Le tabloïd britannique est accusé d’avoir mis sur écoute des téléphones portables de victimes dans des affaires judiciaires. Mercredi, le Premier ministre David Cameron a demandé l'ouverture d'une enquête.
Au lendemain de la révélation de l'éventuel piratage de messageries téléphoniques par le tabloïd News of the World (NOTW), le Premier ministre britannique David Cameron a préconisé, ce mercredi, devant la Chambre des communes, l'ouverture d'une enquête pour faire toute la lumière sur l'affaire. Une intervention qui pose la question de savoir jusqu’où un journal à scandale peut aller pour obtenir une information exclusive. News of the World, le premier hebdomadaire dominical britannique détenu par le magnat de la presse Rupert Murdoch - qui tire à 2,8 millions d’exemplaires - est accusé d'avoir mis sur écoute les téléphones portables de nombreuses victimes dans plusieurs affaires judiciaires.
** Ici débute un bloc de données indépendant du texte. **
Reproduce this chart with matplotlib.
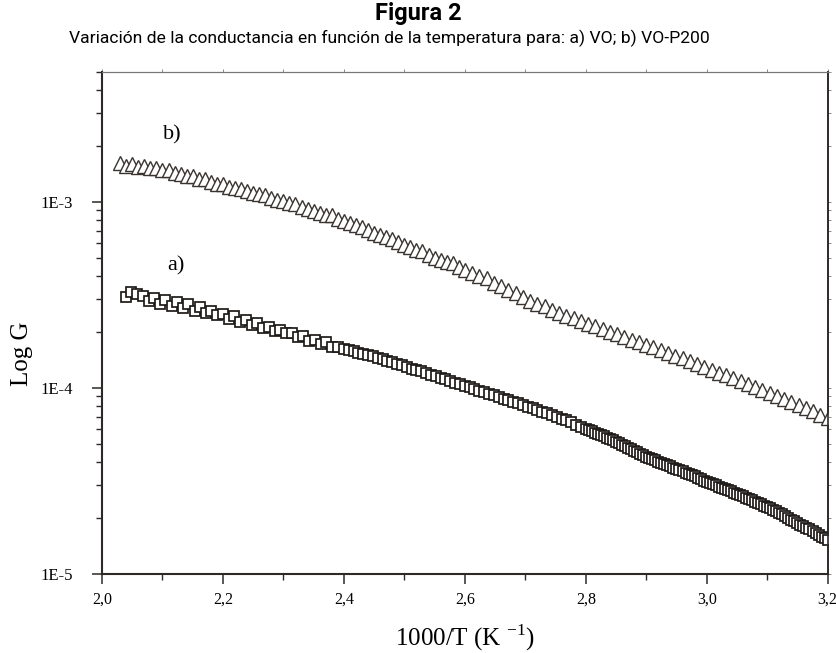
import numpy as np
import matplotlib.pyplot as plt
from matplotlib.ticker import FixedLocator, MultipleLocator, LogLocator, FuncFormatter, NullFormatter

# a) VO : 1000/T and conductance (units of 1e-5)
x_a = [2.040, 2.048, 2.058, 2.067, 2.077, 2.086, 2.096, 2.105, 2.115, 2.124,
       2.134, 2.143, 2.153, 2.162, 2.172, 2.181, 2.191, 2.200, 2.210, 2.219,
       2.229, 2.238, 2.248, 2.257, 2.267, 2.276, 2.286, 2.295, 2.305, 2.314,
       2.324, 2.333, 2.343, 2.352, 2.362, 2.371, 2.381, 2.390, 2.400,
       2.408, 2.416, 2.424, 2.432, 2.440, 2.448, 2.456, 2.464, 2.472, 2.480,
       2.488, 2.496, 2.504, 2.512, 2.520, 2.528, 2.536, 2.544, 2.552, 2.560,
       2.568, 2.576, 2.584, 2.592, 2.600, 2.608, 2.616, 2.624, 2.632, 2.640,
       2.648, 2.656, 2.664, 2.672, 2.680, 2.688, 2.696, 2.704, 2.712, 2.720,
       2.728, 2.736, 2.744, 2.752, 2.760, 2.768, 2.776, 2.784, 2.792,
       2.800, 2.805, 2.810, 2.815, 2.820, 2.825, 2.830, 2.835, 2.840, 2.845,
       2.850, 2.855, 2.860, 2.865, 2.870, 2.875, 2.880, 2.885, 2.890, 2.895,
       2.900, 2.905, 2.910, 2.915, 2.920, 2.925, 2.930, 2.935, 2.940, 2.945,
       2.950, 2.955, 2.960, 2.965, 2.970, 2.975, 2.980, 2.985, 2.990, 2.995,
       3.000, 3.005, 3.010, 3.015, 3.020, 3.025, 3.030, 3.035, 3.040, 3.045,
       3.050, 3.055, 3.060, 3.065, 3.070, 3.075, 3.080, 3.085, 3.090, 3.095,
       3.100, 3.105, 3.110, 3.115, 3.120, 3.125, 3.130, 3.135, 3.140, 3.145,
       3.150, 3.155, 3.160, 3.165, 3.170, 3.175, 3.180, 3.185, 3.190, 3.195,
       3.200]
g_a = [30.8, 32.6, 31.9, 31.2, 29.3, 30.5, 28.4, 29.8, 27.6, 28.9,
       26.9, 28.1, 25.9, 27.3, 25.2, 26.0, 24.6, 24.9, 23.4, 24.3,
       22.6, 23.1, 21.7, 22.4, 21.0, 21.3, 20.2, 20.6, 19.8, 19.7,
       18.8, 18.9, 17.9, 18.2, 17.3, 17.6, 16.6, 16.5, 16.2,
       16.0, 15.7, 15.5, 15.2, 15.0, 14.8, 14.5, 14.3, 14.0, 13.7,
       13.5, 13.2, 13.0, 12.7, 12.5, 12.3, 12.0, 11.8, 11.55, 11.33,
       11.12, 10.9, 10.69, 10.47, 10.26, 10.07, 9.88, 9.68, 9.49, 9.30,
       9.11, 8.93, 8.76, 8.59, 8.42, 8.25, 8.08, 7.92, 7.77, 7.62,
       7.47, 7.32, 7.17, 7.02, 6.85, 6.69, 6.52, 6.35, 6.19,
       6.02, 5.93, 5.84, 5.75, 5.66, 5.58, 5.49, 5.40, 5.31, 5.22,
       5.13, 5.04, 4.96, 4.87, 4.78, 4.70, 4.61, 4.52, 4.43, 4.35,
       4.26, 4.20, 4.14, 4.08, 4.02, 3.97, 3.91, 3.85, 3.79, 3.73,
       3.67, 3.62, 3.56, 3.51, 3.45, 3.40, 3.35, 3.29, 3.24, 3.18,
       3.13, 3.09, 3.04, 3.00, 2.95, 2.91, 2.87, 2.82, 2.78, 2.73,
       2.69, 2.65, 2.61, 2.57, 2.53, 2.49, 2.45, 2.41, 2.37, 2.33,
       2.29, 2.25, 2.21, 2.17, 2.13, 2.09, 2.04, 2.00, 1.96, 1.92,
       1.88, 1.84, 1.81, 1.77, 1.74, 1.70, 1.66, 1.63, 1.59, 1.56,
       1.52]

# b) VO-P200 : 1000/T and conductance (units of 1e-3)
x_b = [2.030, 2.040, 2.050, 2.060, 2.070, 2.080, 2.090, 2.100, 2.110, 2.120,
       2.130, 2.140, 2.150, 2.160, 2.170, 2.180, 2.190, 2.200, 2.210, 2.220,
       2.230, 2.240, 2.250, 2.260, 2.270, 2.280, 2.290, 2.300, 2.310, 2.320,
       2.330, 2.340, 2.350, 2.360, 2.370, 2.380, 2.390, 2.400, 2.410, 2.420,
       2.430, 2.440, 2.450, 2.460, 2.470, 2.480, 2.490, 2.500, 2.510, 2.520,
       2.530, 2.540, 2.550, 2.560, 2.570, 2.580, 2.590, 2.600,
       2.612, 2.624, 2.636, 2.648, 2.660, 2.672, 2.684, 2.696, 2.708, 2.720,
       2.732, 2.744, 2.756, 2.768, 2.780, 2.792, 2.804, 2.816, 2.828, 2.840,
       2.852, 2.864, 2.876, 2.888, 2.900, 2.912, 2.924, 2.936, 2.948, 2.960,
       2.972, 2.984, 2.996, 3.008, 3.020, 3.032, 3.044, 3.056, 3.068, 3.080,
       3.092, 3.104, 3.116, 3.128, 3.140, 3.152, 3.164, 3.176, 3.188, 3.200]
g_b = [1.62, 1.55, 1.60, 1.549, 1.56, 1.514, 1.52, 1.479, 1.48, 1.429,
       1.42, 1.380, 1.37, 1.330, 1.32, 1.280, 1.255, 1.24, 1.208, 1.187,
       1.18, 1.144, 1.122, 1.099, 1.09, 1.052, 1.028, 1.005, 0.983, 0.975,
       0.939, 0.917, 0.895, 0.874, 0.853, 0.845, 0.812, 0.791, 0.770, 0.748,
       0.735, 0.705, 0.684, 0.664, 0.645, 0.635, 0.606, 0.586, 0.569, 0.552,
       0.545, 0.518, 0.501, 0.487, 0.473, 0.467, 0.445, 0.431,
       0.415, 0.399, 0.390, 0.366, 0.351, 0.336, 0.322, 0.307, 0.295, 0.284,
       0.274, 0.263, 0.254, 0.245, 0.237, 0.229, 0.221, 0.214, 0.207, 0.201,
       0.194, 0.188, 0.182, 0.176, 0.170, 0.165, 0.159, 0.154, 0.149, 0.144,
       0.139, 0.134, 0.130, 0.125, 0.121, 0.117, 0.113, 0.109, 0.105, 0.101,
       0.0976, 0.0939, 0.0906, 0.0873, 0.0840, 0.0808, 0.0778, 0.0749, 0.0719, 0.0690]

x_ticks = [2.0, 2.2, 2.4, 2.6, 2.8, 3.0, 3.2]
y_ticks = [1e-5, 1e-4, 1e-3]

plt.rcParams['font.family'] = ['Liberation Serif', 'DejaVu Serif']
dark = '#2e2826'
grey = '#777777'

fig = plt.figure(figsize=(8.36, 6.53), dpi=100)
ax = fig.add_axes([0.122, 0.121, 0.868, 0.769])

ax.plot(x_a, np.array(g_a) * 1e-5, ls='none', marker='s', ms=7,
        mfc='white', mec='#1e1a18', mew=1.25)
ax.plot(x_b, np.array(g_b) * 1e-3, ls='none', marker='^', ms=9.5,
        mfc='white', mec='#3a3431', mew=1.0)

ax.set_yscale('log')
ax.set_xlim(2.0, 3.2)
ax.set_ylim(1e-5, 5e-3)

ax.xaxis.set_major_locator(FixedLocator(x_ticks))
ax.xaxis.set_minor_locator(MultipleLocator(0.1))
ax.xaxis.set_major_formatter(FuncFormatter(lambda v, p: f"{v:.1f}".replace('.', ',')))
ax.yaxis.set_major_locator(FixedLocator(y_ticks))
ax.yaxis.set_minor_locator(LogLocator(base=10, subs=np.arange(2, 10)))
ax.yaxis.set_major_formatter(FuncFormatter(lambda v, p: f"1E{int(round(np.log10(v)))}"))
ax.yaxis.set_minor_formatter(NullFormatter())

ax.tick_params(which='major', direction='out', length=7, width=1.1, color=dark,
               labelsize=12, top=False, right=False)
ax.tick_params(which='minor', direction='out', length=4, width=1.0, color=dark,
               top=False, right=False)
ax.tick_params(axis='y', which='major', pad=14)
ax.tick_params(axis='x', which='major', pad=6, labelsize=11.5)

for s in ['left', 'bottom']:
    ax.spines[s].set_linewidth(1.5)
    ax.spines[s].set_color(dark)
ax.spines['top'].set_linewidth(0.8)
ax.spines['top'].set_color(grey)
ax.spines['right'].set_linewidth(1.2)
ax.spines['right'].set_color(dark)

# small outward ticks on top and right
top = ax.secondary_xaxis('top')
top.xaxis.set_major_locator(MultipleLocator(0.1))
top.xaxis.set_major_formatter(NullFormatter())
top.tick_params(direction='out', length=2.5, width=0.6, color=grey)
top.spines['top'].set_linewidth(0.8)
top.spines['top'].set_color(grey)

right = ax.secondary_yaxis('right')
right.yaxis.set_major_locator(LogLocator(base=10, subs=(1.0,)))
right.yaxis.set_minor_locator(LogLocator(base=10, subs=np.arange(2, 10)))
right.yaxis.set_major_formatter(NullFormatter())
right.yaxis.set_minor_formatter(NullFormatter())
right.tick_params(which='both', direction='out', length=2.5, width=0.6, color=grey)
right.spines['right'].set_linewidth(1.2)
right.spines['right'].set_color(dark)

ax.text(2.116, 2.29e-3, 'b)', fontsize=16, ha='center', va='center')
ax.text(2.122, 4.53e-4, 'a)', fontsize=16, ha='center', va='center')

fig.text(0.026, 0.459, 'Log G', rotation=90, fontsize=18, ha='center', va='center')
fig.text(0.556, 0.023, r'1000/T (K $^{\mathregular{-1}}$)', fontsize=18,
         ha='center', va='center')

sans = ['Roboto', 'DejaVu Sans']
fig.text(0.5, 0.980, 'Figura 2', fontsize=17, fontweight='bold', family=sans,
         ha='center', va='center')
fig.text(0.466, 0.942, 'Variación de la conductancia en función de la temperatura para: a) VO; b) VO-P200',
         fontsize=12.6, family=sans, ha='center', va='center')

fig.savefig('out.png', dpi=100)
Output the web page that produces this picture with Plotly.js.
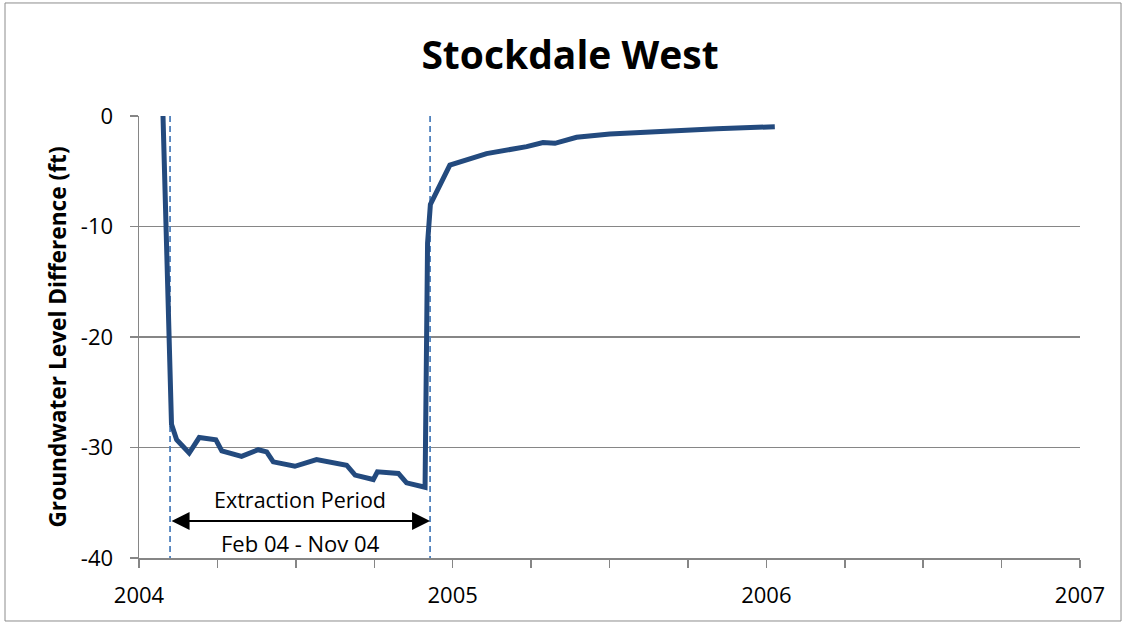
<!DOCTYPE html>
<html>
<head>
<meta charset="utf-8">
<script src="https://cdn.plot.ly/plotly-3.0.1.min.js"></script>
<style>
html,body{margin:0;padding:0;background:#fff;}
#chart{width:1128px;height:624px;}
</style>
</head>
<body>
<div id="chart"></div>
<script>
// Decimal-year dates and groundwater level difference (ft)
const years = [2004.0765, 2004.1036, 2004.120, 2004.160, 2004.192, 2004.245, 2004.264, 2004.327,
  2004.380, 2004.407, 2004.428, 2004.497, 2004.566, 2004.662, 2004.689, 2004.747, 2004.760,
  2004.827, 2004.853, 2004.912, 2004.920, 2004.929, 2004.991, 2005.108, 2005.236, 2005.288,
  2005.326, 2005.395, 2005.501, 2005.682, 2005.842, 2006.027];
const levelDiff = [0, -27.9, -29.3, -30.5, -29.1, -29.3, -30.3, -30.8,
  -30.2, -30.4, -31.3, -31.7, -31.1, -31.6, -32.5, -32.9, -32.2,
  -32.35, -33.2, -33.6, -11.5, -8.0, -4.45, -3.4, -2.77, -2.4,
  -2.47, -1.93, -1.63, -1.33, -1.15, -0.97];

// Extraction period markers
const periodStart = 2004.099;
const periodEnd = 2004.928;
const periodLabel = "Extraction Period";
const periodDates = "Feb 04 - Nov 04";

const xTickVals = [2004, 2005, 2006, 2007];
const xTickText = ["2004", "2005", "2006", "2007"];
const yTickVals = [-40, -30, -20, -10, 0];
const yTickText = ["-40", "-30", "-20", "-10", "0"];

const gridColor = "#868686";
const lineColor = "#234a7e";
const dashColor = "#4f81bd";
const fontFam = "Open Sans, sans-serif";

const traces = [
  {x: [periodStart, periodStart], y: [0, -40], mode: "lines", hoverinfo: "skip",
   line: {color: dashColor, width: 1.8, dash: "6px,4px"}},
  {x: [periodEnd, periodEnd], y: [0, -40], mode: "lines", hoverinfo: "skip",
   line: {color: dashColor, width: 1.8, dash: "6px,4px"}},
  {x: years, y: levelDiff, mode: "lines", line: {color: lineColor, width: 5}}
];

const layout = {
  width: 1128, height: 624,
  margin: {l: 139, r: 48, t: 116, b: 66},
  paper_bgcolor: "#fff", plot_bgcolor: "#fff",
  showlegend: false,
  font: {family: fontFam, color: "#000"},
  title: {text: "<b>Stockdale West</b>", font: {family: fontFam, size: 39, color: "#000"},
          x: 0.5053, xanchor: "center", y: 0.912, yanchor: "middle", xref: "container", yref: "container"},
  xaxis: {range: [2004, 2007], tickvals: xTickVals, ticktext: xTickText,
          showgrid: false, zeroline: false, showline: true, linecolor: gridColor, linewidth: 1.5,
          ticks: "outside", ticklen: 8, tickcolor: gridColor, tickwidth: 1.5,
          tickfont: {family: fontFam, size: 22, color: "#000"}, ticklabelstandoff: 9,
          minor: {dtick: 0.25, tick0: 2004, ticks: "outside", ticklen: 8, tickcolor: gridColor, tickwidth: 1.5, showgrid: false}},
  yaxis: {range: [-40, 0], tickvals: yTickVals, ticktext: yTickText,
          showgrid: true, gridcolor: gridColor, gridwidth: 1.5, zeroline: false,
          showline: true, linecolor: gridColor, linewidth: 1.5,
          ticks: "outside", ticklen: 8, tickcolor: gridColor, tickwidth: 1.5,
          tickfont: {family: fontFam, size: 22, color: "#000"}, ticklabelstandoff: 12,
          title: {text: "<b>Groundwater Level Difference (ft)</b>", font: {family: fontFam, size: 22.7, color: "#000"}, standoff: 8}},
  annotations: [
    {x: periodEnd, y: -36.65, xref: "x", yref: "y", ax: periodStart, ay: -36.65, axref: "x", ayref: "y",
     text: "", showarrow: true, arrowside: "end+start", arrowhead: 2, arrowsize: 1.8, arrowwidth: 2, arrowcolor: "#000"},
    {x: (periodStart + periodEnd) / 2, y: -34.75, xref: "x", yref: "y", text: periodLabel, showarrow: false,
     font: {family: fontFam, size: 21.5, color: "#000"}},
    {x: (periodStart + periodEnd) / 2, y: -38.6, xref: "x", yref: "y", text: periodDates, showarrow: false,
     font: {family: fontFam, size: 22, color: "#000"}}
  ],
  shapes: [
    {type: "rect", xref: "paper", yref: "paper", x0: -0.1424, x1: 1.0436, y0: -0.1425, y1: 1.2557,
     line: {color: "#8c8c8c", width: 1}, fillcolor: "rgba(0,0,0,0)", layer: "below"}
  ]
};

Plotly.newPlot("chart", traces, layout, {displayModeBar: false, staticPlot: true});
</script>
</body>
</html>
Des entraves qui ont, de fait, gravement nui aux enquêtes policières.
Ce n'est pas la première fois que le journal est soupçonné de piratage téléphonique.
Visé par une enquête lancée en 2005, le tabloïd avait déjà été accusé d’avoir mis sur écoute de nombreuses célébrités et membres de la famille royale. Pire, selon la BBC, le tabloïd serait même allé jusqu'à soudoyer des policiers afin d’obtenir l’exclusivité de faits divers.
Retour sur les deux dernières histoires - révélées par les quotidiens britanniques mardi et mercredi - et qui jettent l’opprobre sur un média à la réputation déjà peu flatteuse.
- L’affaire Milly Dowler
Selon The Guardian, NOTW aurait embauché en 2002 plusieurs détectives privés – dont le sulfureux Glenn Mulcaire - pour récolter des informations sur la disparition de Milly, une jeune fille de 13 ans, dans le Surrey, en mars de la même année. Grâce à leur aide, la rédaction obtient rapidement l'adresse, les téléphones de l'écolière et de sa famille, et accède à la messagerie de Milly. "Alors que ses amis et ses parents laissent des messages et l’implorent de les contacter, The News of the World écoute et enregistre toutes ces conversations privées", écrit The Guardian.
Mais au bout de quelques jours, le répondeur est plein et n'accepte plus de nouveaux messages. NOTW efface alors les communications les plus anciennes, désorientant la police et détruisant des preuves qui auraient pu s'avérer cruciales. Autre dommage collatéral de cette initiative : l'activité de la messagerie donne de faux espoirs à la famille de la collégienne, persuadée que Milly est vivante. Tout cela par "soif de nouvelles informations", accuse le quotidien britannique. "Dans les enlèvements suivis de meurtres, les coupables laissent généralement des messages à leurs victimes, leur demandant de les contacter pour dissimuler leur crime. Ces messages sont des indices. Quiconque les détruit interfère gravement avec l’enquête".
Selon les médias britanniques, ces révélations pourraient amener Scotland Yard à rouvrir plusieurs dossiers liés aux disparitions d'enfants dont le dossier Madeleine McCann, cette fillette de 4 ans, disparue au Portugal en 2007.
- L’affaire 7/7
La seconde affaire, dévoilée ce mercredi, remet une nouvelle fois sur le devant de la scène Glenn Mulcaire. Mis en cause par Scotland Yard, le détective privé aurait une nouvelle fois été engagé par le tabloïd juste après les attentats de Londres du 7 juillet 2005 – et placé sur écoute plusieurs familles endeuillées.
Graham Foulkes, dont le fils est mort ce jour-là, a été récemment contacté par les policiers, spécialisés dans le piratage. "Ces derniers lui ont dit que son numéro et son adresse avaient été retrouvés dans des enregistrements appartenant à Glenn Mulcaire", écrit The Guardian dans son édition de mercredi.
"Après l’attentat, ma femme et moi-même appelions souvent des amis. C’était très personnel, très intime. Savoir qu’on nous écoutait me glace le sang", explique ce père de famille endeuillé selon des propos rapportés par la BBC. "Ce journal doit prendre ses responsabilités, assumer ce qu’il a fait", a-t-il déclaré, "News of the World devrait agir avec décence même si je pense qu’il ne le fera pas". L’annonce, qui fait l’effet d’une bombe dans le pays, est d’autant plus traumatisante qu’elle survient à quelques jours des commémorations du 6e anniversaire des attentats.
Pour le moment, les actions en justice contre le tabloïd n'ont été intentées qu'à titre individuel.